Viktoria and Yaroslav wait for the all-clear outside a city-centre help point for displaced people, in what older locals remember as a “house of culture” from the Soviet days.
“The Russians and collaborators are going after anyone who served as a Ukrainian police officer and soldier, and business owners are told to pay bribes or have their companies stolen from them,” says Yaroslav, who worked in a small furniture factory in Melitopol, 160km south of Zaporizhzhia, before the occupation.
“There’s no law there now. The internet doesn’t really work and it’s routed through Russia, like the phone system, so they can eavesdrop. Only Russian television is available and Ukrainian channels are blocked. Russian and Ukrainian money is used, but to get Ukrainian cash from your account you have to go through a kind of broker who takes commission of between 8 and 15 per cent,” explains Viktoria (51).
“The ‘referendum’ will be a total fake. Collaborators came around saying they would go house-to-house checking who had voted and how. The only people who will take part are collaborators and some pensioners, who are being offered food parcels and like all the Soviet nostalgia,” she adds.
“But I believe most people in Melitopol still support Ukraine – we’re hoping for liberation and we believe it will come when the time is right for our military.”
Yaroslav (41) says Ukrainian forces have hit Russian army bases and storage sites hard in recent weeks, often with long-range and high-precision weapons like the US-supplied Himars multi-launch rocket system.
“In Melitopol, I saw Himars rockets flying in,” he says. “And this morning the windows of the building next-door to where we are staying were blown out by a Russian missile.”
Russia bombed a television tower, electricity substation and hotel and restaurant in central Zaporizhzhia on Thursday morning, and that night about a dozen heavy explosions boomed through the inky blackness of the city about one hour after its 10pm curfew.
Zaporizhzhia is now a major gateway not only for people fleeing occupation, but those returning to their homes in Russian-held territory – although the latter were told that their route was closed for security reasons on Thursday after the morning missile strikes.
Most say they are going back because they do not have the money, strength or time left in life to start again somewhere new, or that sick or elderly relatives need them on the other side of the front line.
“My grandchildren left Mariupol with their mother in March, and I just brought some of their things to them here in Zaporizhzhia,” says Fyodor (75), who lives in Sopyne, a village on the Azov Sea just outside the port city that was devastated by a 10-week siege before falling to the Russians in May.
“I had to go through ‘filtration’, when the Russians checked my phone and documents and belongings and asked questions, before I was allowed to go home,” he recalls.

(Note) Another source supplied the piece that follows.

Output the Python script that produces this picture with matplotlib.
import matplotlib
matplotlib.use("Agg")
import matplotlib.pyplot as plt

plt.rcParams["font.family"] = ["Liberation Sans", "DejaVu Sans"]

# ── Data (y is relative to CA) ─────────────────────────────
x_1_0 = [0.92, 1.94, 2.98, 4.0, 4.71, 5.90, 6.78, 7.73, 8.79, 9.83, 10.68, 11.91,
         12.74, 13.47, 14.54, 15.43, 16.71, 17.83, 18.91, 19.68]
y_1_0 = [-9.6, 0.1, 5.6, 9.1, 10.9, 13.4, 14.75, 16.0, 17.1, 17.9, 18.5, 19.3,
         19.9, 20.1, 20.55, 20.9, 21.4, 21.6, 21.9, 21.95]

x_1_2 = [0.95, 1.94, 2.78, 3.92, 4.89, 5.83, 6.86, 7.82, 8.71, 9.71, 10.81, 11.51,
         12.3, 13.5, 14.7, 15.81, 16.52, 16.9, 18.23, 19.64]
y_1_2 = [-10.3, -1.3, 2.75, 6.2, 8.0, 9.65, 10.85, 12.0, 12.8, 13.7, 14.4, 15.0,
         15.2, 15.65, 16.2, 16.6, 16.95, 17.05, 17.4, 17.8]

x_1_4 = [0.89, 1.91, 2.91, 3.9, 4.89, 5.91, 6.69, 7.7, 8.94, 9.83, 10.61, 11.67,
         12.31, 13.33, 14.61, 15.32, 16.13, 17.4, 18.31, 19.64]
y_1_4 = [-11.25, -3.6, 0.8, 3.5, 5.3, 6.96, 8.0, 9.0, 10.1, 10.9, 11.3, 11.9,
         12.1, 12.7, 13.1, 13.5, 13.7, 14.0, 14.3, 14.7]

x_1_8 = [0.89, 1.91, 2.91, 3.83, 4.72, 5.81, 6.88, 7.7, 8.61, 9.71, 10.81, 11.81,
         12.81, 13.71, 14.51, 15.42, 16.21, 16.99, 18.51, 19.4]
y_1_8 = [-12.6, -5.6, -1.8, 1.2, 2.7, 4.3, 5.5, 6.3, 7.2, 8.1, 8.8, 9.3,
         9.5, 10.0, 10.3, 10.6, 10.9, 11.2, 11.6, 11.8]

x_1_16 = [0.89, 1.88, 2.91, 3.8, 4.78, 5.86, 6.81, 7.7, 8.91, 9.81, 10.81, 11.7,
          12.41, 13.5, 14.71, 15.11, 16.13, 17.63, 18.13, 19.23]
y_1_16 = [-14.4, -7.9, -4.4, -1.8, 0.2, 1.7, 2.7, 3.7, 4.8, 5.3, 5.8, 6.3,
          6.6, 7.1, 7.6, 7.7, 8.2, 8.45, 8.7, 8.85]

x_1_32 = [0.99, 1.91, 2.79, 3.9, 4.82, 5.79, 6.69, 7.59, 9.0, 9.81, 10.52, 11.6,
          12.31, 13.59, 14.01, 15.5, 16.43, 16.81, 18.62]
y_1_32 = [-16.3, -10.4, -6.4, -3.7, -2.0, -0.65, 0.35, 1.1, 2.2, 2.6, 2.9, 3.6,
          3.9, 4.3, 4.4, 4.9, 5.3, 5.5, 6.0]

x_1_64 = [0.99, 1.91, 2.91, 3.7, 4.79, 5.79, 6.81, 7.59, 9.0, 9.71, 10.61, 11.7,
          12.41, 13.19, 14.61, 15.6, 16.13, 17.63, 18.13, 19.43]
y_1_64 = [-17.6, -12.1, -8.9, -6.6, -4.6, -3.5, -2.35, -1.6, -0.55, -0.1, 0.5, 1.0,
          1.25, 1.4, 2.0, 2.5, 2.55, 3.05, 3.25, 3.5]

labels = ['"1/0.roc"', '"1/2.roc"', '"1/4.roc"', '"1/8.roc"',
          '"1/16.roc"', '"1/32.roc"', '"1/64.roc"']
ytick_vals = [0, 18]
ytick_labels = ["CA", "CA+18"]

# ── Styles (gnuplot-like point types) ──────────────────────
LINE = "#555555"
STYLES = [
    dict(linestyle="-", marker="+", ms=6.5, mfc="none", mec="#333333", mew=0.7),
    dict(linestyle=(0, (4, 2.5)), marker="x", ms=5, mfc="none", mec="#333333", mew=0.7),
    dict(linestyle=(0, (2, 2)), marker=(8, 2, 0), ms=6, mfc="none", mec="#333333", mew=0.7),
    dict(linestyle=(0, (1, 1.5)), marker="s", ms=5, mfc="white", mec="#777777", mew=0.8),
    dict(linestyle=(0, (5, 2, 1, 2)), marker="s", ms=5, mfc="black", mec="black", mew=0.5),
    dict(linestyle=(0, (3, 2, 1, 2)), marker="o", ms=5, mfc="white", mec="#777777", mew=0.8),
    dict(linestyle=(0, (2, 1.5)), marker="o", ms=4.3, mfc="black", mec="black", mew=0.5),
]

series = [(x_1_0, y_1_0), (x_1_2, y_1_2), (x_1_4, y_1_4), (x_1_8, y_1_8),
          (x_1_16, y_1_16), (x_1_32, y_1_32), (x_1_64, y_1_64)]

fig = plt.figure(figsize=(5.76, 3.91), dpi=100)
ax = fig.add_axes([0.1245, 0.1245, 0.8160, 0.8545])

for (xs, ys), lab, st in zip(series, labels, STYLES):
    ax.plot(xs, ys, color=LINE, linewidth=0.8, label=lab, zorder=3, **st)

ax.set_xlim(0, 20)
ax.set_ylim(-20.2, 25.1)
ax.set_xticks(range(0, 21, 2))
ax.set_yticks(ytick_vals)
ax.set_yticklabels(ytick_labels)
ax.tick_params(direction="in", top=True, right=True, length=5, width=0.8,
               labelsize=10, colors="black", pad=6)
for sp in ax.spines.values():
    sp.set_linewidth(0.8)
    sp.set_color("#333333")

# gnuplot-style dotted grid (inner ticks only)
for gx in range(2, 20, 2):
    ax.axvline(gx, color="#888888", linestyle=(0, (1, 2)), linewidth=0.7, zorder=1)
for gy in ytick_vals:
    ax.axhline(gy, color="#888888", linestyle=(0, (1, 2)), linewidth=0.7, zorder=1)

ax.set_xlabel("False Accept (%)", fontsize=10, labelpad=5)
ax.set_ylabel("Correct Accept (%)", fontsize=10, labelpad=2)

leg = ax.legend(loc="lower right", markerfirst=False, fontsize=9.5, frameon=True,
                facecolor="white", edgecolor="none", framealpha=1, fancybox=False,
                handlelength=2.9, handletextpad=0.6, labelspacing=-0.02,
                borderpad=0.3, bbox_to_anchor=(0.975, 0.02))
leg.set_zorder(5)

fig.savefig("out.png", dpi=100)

“I have a little house in Sopyne, where I was born. I have a garden where I work and grow food, which with some humanitarian aid allows me and my wife to survive,” explains Fyodor, who declines to give his surname in case it causes trouble for him or his relatives.
“I’ve seen the city. It is totally destroyed. What was there before has gone,” he says of Mariupol, where Ukrainian officials believe tens of thousands of civilians may have died during the siege, and a pre-war population of 500,000 has shrunk to about 150,000.
“I heard something about a referendum but how could they possibly hold one? There are rules for such things,” Fyodor adds, describing how he divides his life into “before the fighting, during the fighting, and now this”.
“And I don’t know how long ‘this’ will last. I don’t feel sorry for myself but for my children and grandchildren. Families are being scattered around the world, but how will they live?” he wonders.
“Only the poorest have stayed behind. And they are living with nothing.”